A sailor in a contraption that resembled an oversize golf cart drove us through a sentry post and past the barracks, storehouses, hangars, empty airstrips. Concrete fields crowded with planes and copters and disassembled craft made me think of Harry Amalfi's aerial junkyard. Some of the planes were antiques, others looked new. One sleek passenger jet, in particular, would have done a CEO proud.

The harbor was blocked from view by the seawall, a monstrous thing of the same raw construction as the blockade. Above it, an American flag whipped and snapped like a locker-room towel. I could hear the ocean charging angrily, hitting the concrete with the roar of a gladiator audience.

Looking toward the base's western border, I saw the area where Picker must have gone down. At least half a mile away. Twenty-foot chain-link fencing completed the banyans' prison. Creedman had said the base was run by a skeleton crew, and there were very few sailors on the ground- maybe two dozen, walking, watching.

The golf cart veered across a nearly empty parking lot, through a small drab garden, up to a colonial building, three stories high, white board and brick, green shutters.

HEADQUARTERS

CAPT. ELVIN S. EWING

Next door was a one-story building of the same design. The Officers' Club.

Inside the club was a long walnut hallway- deep red wool carpeting patterned with crossed sabers, brass fixtures. The paneling was lined with roiling seascapes and model ships in glass cases.

Another sailor took us to a waiting room decorated with photo blowups of fighter jets and club chairs. A sailor in dress uniform stood behind a host's lectern. Glass doors opened to a dining room: soft lighting, empty tables, the smell of canned vegetable soup and melted cheese.

The sailors saluted one another, and the first one left without breaking step.

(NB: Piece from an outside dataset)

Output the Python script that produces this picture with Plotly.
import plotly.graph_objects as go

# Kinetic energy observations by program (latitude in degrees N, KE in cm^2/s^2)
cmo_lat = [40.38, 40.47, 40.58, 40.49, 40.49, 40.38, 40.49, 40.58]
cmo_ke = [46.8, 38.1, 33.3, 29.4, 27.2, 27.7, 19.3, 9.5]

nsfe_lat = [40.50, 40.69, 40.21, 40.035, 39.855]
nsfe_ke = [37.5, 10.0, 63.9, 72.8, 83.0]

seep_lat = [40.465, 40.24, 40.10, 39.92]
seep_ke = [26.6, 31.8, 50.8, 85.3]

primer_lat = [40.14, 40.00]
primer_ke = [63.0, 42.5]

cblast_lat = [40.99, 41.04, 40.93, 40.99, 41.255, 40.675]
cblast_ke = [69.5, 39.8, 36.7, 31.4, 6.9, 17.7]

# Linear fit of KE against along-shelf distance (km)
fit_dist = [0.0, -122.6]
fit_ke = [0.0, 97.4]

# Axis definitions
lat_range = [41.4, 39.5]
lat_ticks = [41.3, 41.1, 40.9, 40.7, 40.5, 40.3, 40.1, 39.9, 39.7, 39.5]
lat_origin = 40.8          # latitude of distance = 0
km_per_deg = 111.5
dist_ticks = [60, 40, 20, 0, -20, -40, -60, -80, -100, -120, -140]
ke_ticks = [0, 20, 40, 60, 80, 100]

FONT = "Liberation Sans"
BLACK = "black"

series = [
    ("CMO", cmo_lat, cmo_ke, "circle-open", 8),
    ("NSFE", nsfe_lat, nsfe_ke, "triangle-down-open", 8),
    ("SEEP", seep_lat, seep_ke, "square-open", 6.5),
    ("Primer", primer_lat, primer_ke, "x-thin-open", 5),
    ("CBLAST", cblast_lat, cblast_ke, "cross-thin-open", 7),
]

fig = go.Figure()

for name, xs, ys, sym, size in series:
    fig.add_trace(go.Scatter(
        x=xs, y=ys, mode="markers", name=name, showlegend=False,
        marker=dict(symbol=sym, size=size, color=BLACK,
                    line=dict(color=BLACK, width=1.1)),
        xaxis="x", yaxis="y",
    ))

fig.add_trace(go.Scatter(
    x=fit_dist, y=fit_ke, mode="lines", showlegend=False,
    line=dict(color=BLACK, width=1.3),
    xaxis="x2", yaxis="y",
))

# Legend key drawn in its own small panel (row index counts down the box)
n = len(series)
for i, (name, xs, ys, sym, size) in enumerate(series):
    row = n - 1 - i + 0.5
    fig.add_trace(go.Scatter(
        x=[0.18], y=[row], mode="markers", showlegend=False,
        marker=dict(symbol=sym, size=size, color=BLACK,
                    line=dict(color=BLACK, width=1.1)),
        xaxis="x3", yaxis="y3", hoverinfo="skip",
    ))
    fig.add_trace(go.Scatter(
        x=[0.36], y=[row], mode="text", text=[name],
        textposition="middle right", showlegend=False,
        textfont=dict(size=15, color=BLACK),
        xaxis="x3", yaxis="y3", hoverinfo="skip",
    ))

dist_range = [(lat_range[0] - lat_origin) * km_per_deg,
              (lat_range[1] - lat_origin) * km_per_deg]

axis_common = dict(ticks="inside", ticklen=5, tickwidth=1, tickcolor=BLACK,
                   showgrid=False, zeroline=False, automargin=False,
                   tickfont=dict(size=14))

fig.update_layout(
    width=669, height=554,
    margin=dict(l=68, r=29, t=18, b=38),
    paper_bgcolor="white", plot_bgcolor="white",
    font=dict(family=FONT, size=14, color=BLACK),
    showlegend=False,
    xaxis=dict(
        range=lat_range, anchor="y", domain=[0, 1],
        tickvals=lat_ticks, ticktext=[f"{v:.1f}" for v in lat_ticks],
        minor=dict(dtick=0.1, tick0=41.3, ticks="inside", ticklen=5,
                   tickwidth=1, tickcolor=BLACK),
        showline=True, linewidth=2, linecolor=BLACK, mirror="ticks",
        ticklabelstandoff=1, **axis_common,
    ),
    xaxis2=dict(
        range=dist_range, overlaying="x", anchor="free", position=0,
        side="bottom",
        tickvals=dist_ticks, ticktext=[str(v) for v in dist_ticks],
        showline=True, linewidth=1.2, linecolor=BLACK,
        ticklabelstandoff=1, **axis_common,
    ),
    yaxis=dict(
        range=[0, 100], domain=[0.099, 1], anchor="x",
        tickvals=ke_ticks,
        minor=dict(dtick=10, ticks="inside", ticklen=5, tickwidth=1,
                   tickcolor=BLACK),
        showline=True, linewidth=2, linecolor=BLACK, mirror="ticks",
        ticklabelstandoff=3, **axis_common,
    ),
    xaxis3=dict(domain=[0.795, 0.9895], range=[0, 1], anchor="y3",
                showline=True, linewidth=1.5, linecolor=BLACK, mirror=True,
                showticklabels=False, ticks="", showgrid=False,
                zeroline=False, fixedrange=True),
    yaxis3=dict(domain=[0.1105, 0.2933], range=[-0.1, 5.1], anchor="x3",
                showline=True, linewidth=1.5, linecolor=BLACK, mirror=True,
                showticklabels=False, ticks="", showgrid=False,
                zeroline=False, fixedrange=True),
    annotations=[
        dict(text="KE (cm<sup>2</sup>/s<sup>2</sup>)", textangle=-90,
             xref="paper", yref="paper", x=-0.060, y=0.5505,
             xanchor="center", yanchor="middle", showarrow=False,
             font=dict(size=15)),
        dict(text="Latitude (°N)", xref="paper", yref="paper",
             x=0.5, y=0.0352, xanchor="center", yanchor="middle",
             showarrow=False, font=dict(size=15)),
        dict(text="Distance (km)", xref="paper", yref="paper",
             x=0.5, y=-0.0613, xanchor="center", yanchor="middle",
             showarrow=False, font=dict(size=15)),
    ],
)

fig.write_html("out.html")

"This way," said the one behind the lectern. Young, with clipped hair and a soft face full of pimples. He took us to an unmarked door. A sign hanging from the knob said Captain Ewing had reserved the room.

Inside were one long table under a hammered-copper chandelier and twenty bright blue chairs. A portrait of the President wearing an uneasy smile greeted us from behind the head chair. Three walls of wood, one blocked by blue drapes.

A new sailor came and took our cocktail order. Two different men brought the drinks.

Creedman sipped his martini and licked his lips. "Nice and dry. Why can't we get vermouth like this in the village, Bill?"

Moreland stared at his tomato juice and shrugged.

"I asked the Trading Post to get me something dry and Italian," said Creedman. "Took a month and what I ended up with was some swill from Malaysia."